Ces paroles sont précieuses parce qu’elles déterminent avec une invincible rigueur l’idéal auquel marchait la Société démocratique. Il y eut naturellement, comme dans tout travail secret, des furieux et des fous qui cotoyèrent cette œuvre de haute raison avec l’air de s’y associer. Il y eut même quelquefois un vague fâcheux dans certaines prédications d’universelle fraternité qui sortaient de la bouche des poètes ; mais le but direct, éminent, exclusif de ces révolutionnaires démocrates, c’était d’arriver à multiplier les propriétaires en obtenant du désistement des possesseurs actuels cette division du fonds national qui a créé la fortune de la France.

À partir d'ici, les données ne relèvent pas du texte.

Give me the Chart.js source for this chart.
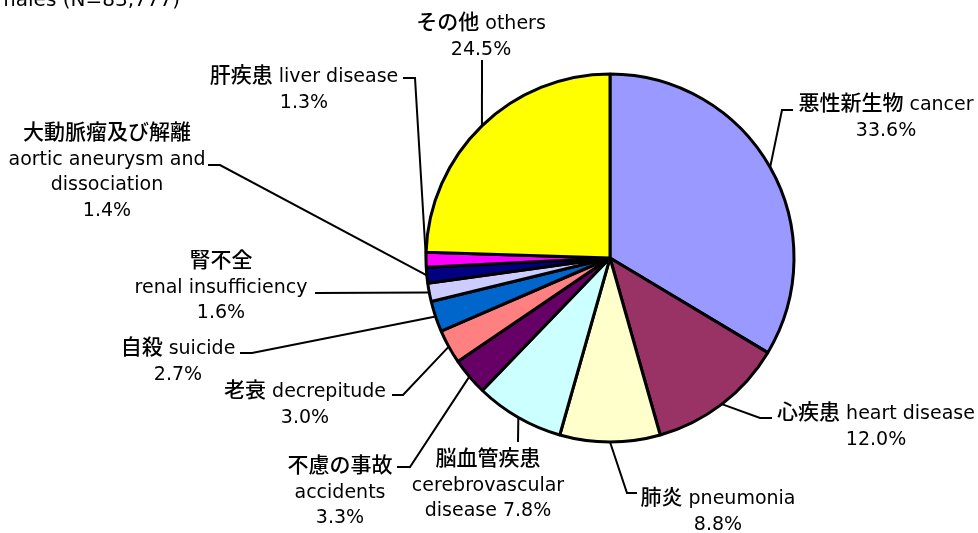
<!DOCTYPE html>
<html>
<head>
<meta charset="utf-8">
<script src="https://cdn.jsdelivr.net/npm/chart.js@4/dist/chart.umd.min.js"></script>
<style>
  html, body { margin: 0; padding: 0; background: #fff; }
  #wrap { width: 978px; height: 533px; position: relative; }
</style>
</head>
<body>
<div id="wrap"><canvas id="deathPie"></canvas></div>
<script>
// causes of death, share of all deaths (%)
const jaNames = ['悪性新生物', '心疾患', '肺炎', '脳血管疾患', '不慮の事故', '老衰', '自殺', '腎不全', '大動脈瘤及び解離', '肝疾患', 'その他'];
const enNames = ['cancer', 'heart disease', 'pneumonia', 'cerebrovascular disease', 'accidents', 'decrepitude', 'suicide', 'renal insufficiency', 'aortic aneurysm and dissociation', 'liver disease', 'others'];
const shares = [33.6, 12.0, 8.8, 7.8, 3.3, 3.0, 2.7, 1.6, 1.4, 1.3, 24.5];
const sliceColors = ['#9999FF', '#993366', '#FFFFCC', '#CCFFFF', '#660066', '#FF8080', '#0066CC', '#CCCCFF', '#000080', '#FF00FF', '#FFFF00'];
const titleText = 'Females (N=83,777)';

const LATIN_FONT = '19px "DejaVu Sans", sans-serif';
const CJK_FONT = '500 21px "Noto Sans CJK JP", sans-serif';
const LH = 25.5;

// where each label sits and how its leader line bends (layout only)
const labelLayout = [
    { x: 886, y: 103, lines: (j, e, p) => [j + ' ' + e, p], bend: [[782, 110], [793, 110]] },
    { x: 876, y: 412, lines: (j, e, p) => [j + ' ' + e, p], bend: [[760, 418], [772, 418]] },
    { x: 718, y: 497, lines: (j, e, p) => [j + ' ' + e, p], bend: [[627, 493], [637, 493]] },
    { x: 488, y: 458, lines: (j, e, p) => [j, e.split(' ')[0], e.split(' ')[1] + ' ' + p], bend: [[518, 442]] },
    { x: 340, y: 465, lines: (j, e, p) => [j, e, p], bend: [[410, 467], [397, 467]] },
    { x: 305, y: 390, lines: (j, e, p) => [j + ' ' + e, p], bend: [[403, 395], [392, 395]] },
    { x: 178, y: 347, lines: (j, e, p) => [j + ' ' + e, p], bend: [[252, 353], [240, 353]] },
    { x: 221, y: 260, lines: (j, e, p) => [j, e, p], bend: [[315, 293]] },
    { x: 107, y: 132, lines: (j, e, p) => [j, e.split(' ').slice(0, 3).join(' '), e.split(' ')[3], p], bend: [[220, 165], [208, 165]] },
    { x: 304, y: 75, lines: (j, e, p) => [j + ' ' + e, p], bend: [[415, 78], [403, 78]] },
    { x: 481, y: 22, lines: (j, e, p) => [j + ' ' + e, p], bend: [[482, 60]] }
];

const CJK_RE = /[\u3000-\u9fff\uff00-\uffef]/;

// draw a line of mixed Japanese / Latin text centred on cx, sharing one baseline
function drawMixed(ctx, text, cx, cy) {
    const runs = text.match(/[\u3000-\u9fff\uff00-\uffef]+|[^\u3000-\u9fff\uff00-\uffef]+/g) || [];
    const parts = runs.map((r) => {
        const cjk = CJK_RE.test(r);
        ctx.font = cjk ? CJK_FONT : LATIN_FONT;
        return { r, cjk, w: ctx.measureText(r).width };
    });
    const total = parts.reduce((s, p) => s + p.w, 0);
    let x = cx - total / 2;
    ctx.textAlign = 'left';
    ctx.textBaseline = 'alphabetic';
    parts.forEach((p) => {
        ctx.font = p.cjk ? CJK_FONT : LATIN_FONT;
        ctx.fillText(p.r, x, cy + 7);
        x += p.w;
    });
}

const leaderLabels = {
    id: 'leaderLabels',
    afterDatasetsDraw(chart) {
        const ctx = chart.ctx;
        const arcs = chart.getDatasetMeta(0).data;
        ctx.save();
        ctx.strokeStyle = '#000';
        ctx.lineWidth = 2;
        arcs.forEach((arc, i) => {
            const { x, y, startAngle, endAngle, outerRadius } = arc.getProps(['x', 'y', 'startAngle', 'endAngle', 'outerRadius'], true);
            const mid = (startAngle + endAngle) / 2;
            const lay = labelLayout[i];
            ctx.beginPath();
            ctx.moveTo(x + Math.cos(mid) * outerRadius, y + Math.sin(mid) * outerRadius);
            lay.bend.forEach(([bx, by]) => ctx.lineTo(bx, by));
            ctx.stroke();
        });
        ctx.fillStyle = '#000';
        arcs.forEach((arc, i) => {
            const lay = labelLayout[i];
            const pct = shares[i].toFixed(1) + '%';
            lay.lines(jaNames[i], enNames[i], pct).forEach((t, k) => {
                drawMixed(ctx, t, lay.x, lay.y + k * LH);
            });
        });
        ctx.font = '20px "DejaVu Sans", sans-serif';
        ctx.textAlign = 'right';
        ctx.textBaseline = 'alphabetic';
        ctx.fillText(titleText, 180, 6);
        ctx.restore();
    }
};

new Chart(document.getElementById('deathPie'), {
    type: 'pie',
    data: {
        labels: jaNames.map((j, i) => j + ' ' + enNames[i]),
        datasets: [{
            data: shares,
            backgroundColor: sliceColors,
            borderColor: '#000',
            borderWidth: 3,
            borderAlign: 'center'
        }]
    },
    options: {
        responsive: true,
        maintainAspectRatio: false,
        animation: false,
        radius: 184,
        layout: { padding: { left: 426, right: 184, top: 74, bottom: 91 } },
        plugins: {
            legend: { display: false },
            tooltip: { enabled: false }
        }
    },
    plugins: [leaderLabels]
});
</script>
</body>
</html>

Que si, maintenant, on les accusait de vouloir improviser, avec l’artifice d’une dotation en masse, un état de choses qui s’est réalisé chez nous si lentement à la suite des progrès économiques, ils avaient encore raison de dire qu’il ne s’agissait point de deux sociétés semblables ; qu’il n’y avait chez eux ni industrie ni commerce qui pussent renouveler progressivement l’ordre social ou souffrir en cas de changement trop brusque ; qu’ils étaient au contraire un peuple agricole dont on n’ébranlait point, dont on élargissait l’existence en l’intéressant tout entier dans l’exploitation rurale. Ils ne bouleversaient donc rien, ils conservaient.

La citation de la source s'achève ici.